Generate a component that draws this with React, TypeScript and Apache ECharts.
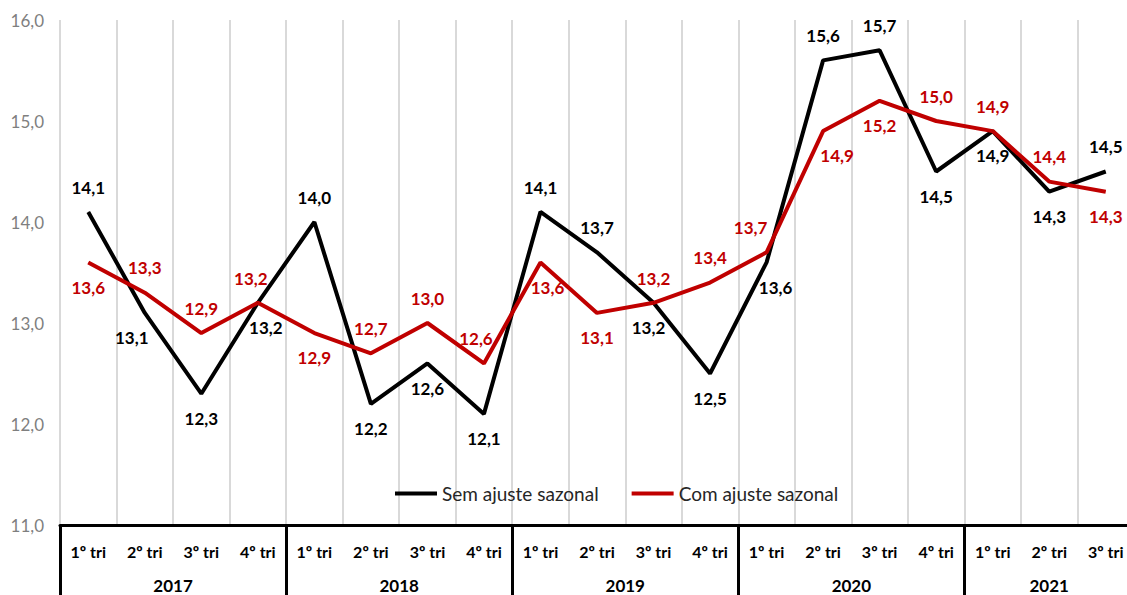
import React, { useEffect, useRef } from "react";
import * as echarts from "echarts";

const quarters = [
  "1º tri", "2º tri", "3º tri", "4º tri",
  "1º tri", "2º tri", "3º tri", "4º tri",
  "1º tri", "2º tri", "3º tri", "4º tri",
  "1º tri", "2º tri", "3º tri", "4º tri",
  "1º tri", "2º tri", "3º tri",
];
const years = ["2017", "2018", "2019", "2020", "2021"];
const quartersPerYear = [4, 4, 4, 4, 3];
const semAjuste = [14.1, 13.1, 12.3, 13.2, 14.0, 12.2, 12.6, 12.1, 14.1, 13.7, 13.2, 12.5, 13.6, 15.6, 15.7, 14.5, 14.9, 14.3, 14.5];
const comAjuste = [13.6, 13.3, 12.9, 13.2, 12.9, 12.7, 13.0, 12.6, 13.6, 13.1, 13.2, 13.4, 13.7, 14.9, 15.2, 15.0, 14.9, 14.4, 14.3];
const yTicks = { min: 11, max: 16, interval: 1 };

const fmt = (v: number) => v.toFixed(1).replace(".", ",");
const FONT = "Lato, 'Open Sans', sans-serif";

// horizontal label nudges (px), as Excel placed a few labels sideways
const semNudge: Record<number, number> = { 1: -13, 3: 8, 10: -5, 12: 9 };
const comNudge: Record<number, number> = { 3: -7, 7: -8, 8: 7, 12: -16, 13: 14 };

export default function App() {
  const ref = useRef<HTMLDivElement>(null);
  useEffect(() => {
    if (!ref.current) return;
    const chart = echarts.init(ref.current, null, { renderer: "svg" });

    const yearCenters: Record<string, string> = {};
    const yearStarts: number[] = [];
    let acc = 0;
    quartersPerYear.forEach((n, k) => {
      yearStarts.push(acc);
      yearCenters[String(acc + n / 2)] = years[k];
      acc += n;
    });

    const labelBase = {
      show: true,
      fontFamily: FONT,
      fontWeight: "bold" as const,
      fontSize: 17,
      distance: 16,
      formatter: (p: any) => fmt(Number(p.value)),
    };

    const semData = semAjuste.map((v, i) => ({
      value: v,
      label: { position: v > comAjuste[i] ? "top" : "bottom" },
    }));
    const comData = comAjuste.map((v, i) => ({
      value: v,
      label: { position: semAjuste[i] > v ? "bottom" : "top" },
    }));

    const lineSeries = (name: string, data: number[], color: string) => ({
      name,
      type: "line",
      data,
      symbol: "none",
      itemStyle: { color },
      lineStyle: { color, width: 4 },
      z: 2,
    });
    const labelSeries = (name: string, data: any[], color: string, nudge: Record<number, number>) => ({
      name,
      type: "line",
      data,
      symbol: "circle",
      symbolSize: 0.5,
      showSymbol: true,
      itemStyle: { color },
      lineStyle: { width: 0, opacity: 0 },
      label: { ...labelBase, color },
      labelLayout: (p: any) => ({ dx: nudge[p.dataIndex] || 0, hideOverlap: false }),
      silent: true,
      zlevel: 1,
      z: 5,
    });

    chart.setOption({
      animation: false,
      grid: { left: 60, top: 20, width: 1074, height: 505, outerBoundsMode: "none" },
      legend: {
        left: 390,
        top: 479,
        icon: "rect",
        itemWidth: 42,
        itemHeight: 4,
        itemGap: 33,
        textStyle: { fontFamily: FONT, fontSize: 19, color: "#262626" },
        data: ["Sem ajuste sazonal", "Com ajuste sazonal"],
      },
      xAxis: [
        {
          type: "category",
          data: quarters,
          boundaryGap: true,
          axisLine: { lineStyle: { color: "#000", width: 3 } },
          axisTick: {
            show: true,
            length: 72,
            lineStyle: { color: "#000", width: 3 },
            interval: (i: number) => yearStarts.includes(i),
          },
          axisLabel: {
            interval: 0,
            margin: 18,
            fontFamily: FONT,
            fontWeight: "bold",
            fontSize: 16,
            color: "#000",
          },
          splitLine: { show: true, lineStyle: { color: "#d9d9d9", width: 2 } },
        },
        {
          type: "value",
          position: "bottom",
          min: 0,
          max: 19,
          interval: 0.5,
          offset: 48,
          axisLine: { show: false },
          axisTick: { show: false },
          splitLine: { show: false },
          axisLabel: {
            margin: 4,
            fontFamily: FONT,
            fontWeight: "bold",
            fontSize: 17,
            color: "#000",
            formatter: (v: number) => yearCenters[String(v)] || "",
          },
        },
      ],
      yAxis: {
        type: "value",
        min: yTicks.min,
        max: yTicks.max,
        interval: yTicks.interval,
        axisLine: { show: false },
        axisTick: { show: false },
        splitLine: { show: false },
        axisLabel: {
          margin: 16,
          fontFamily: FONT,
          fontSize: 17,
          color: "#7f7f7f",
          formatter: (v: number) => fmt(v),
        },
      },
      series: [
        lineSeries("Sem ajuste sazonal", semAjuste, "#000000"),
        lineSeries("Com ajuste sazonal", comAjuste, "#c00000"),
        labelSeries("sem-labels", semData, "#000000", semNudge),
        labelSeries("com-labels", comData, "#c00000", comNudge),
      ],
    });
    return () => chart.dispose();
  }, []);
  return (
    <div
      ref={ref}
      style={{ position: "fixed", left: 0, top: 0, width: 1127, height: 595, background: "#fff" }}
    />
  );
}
-=-=-=-=-
Requirement: From the first line above to the line containing "import * as", repeat each line exactly. Pictures stay out.

Finished exercise:
Generate a component that draws this with React, TypeScript and Apache ECharts.
import React, { useEffect, useRef } from "react";
import * as echarts from "echarts";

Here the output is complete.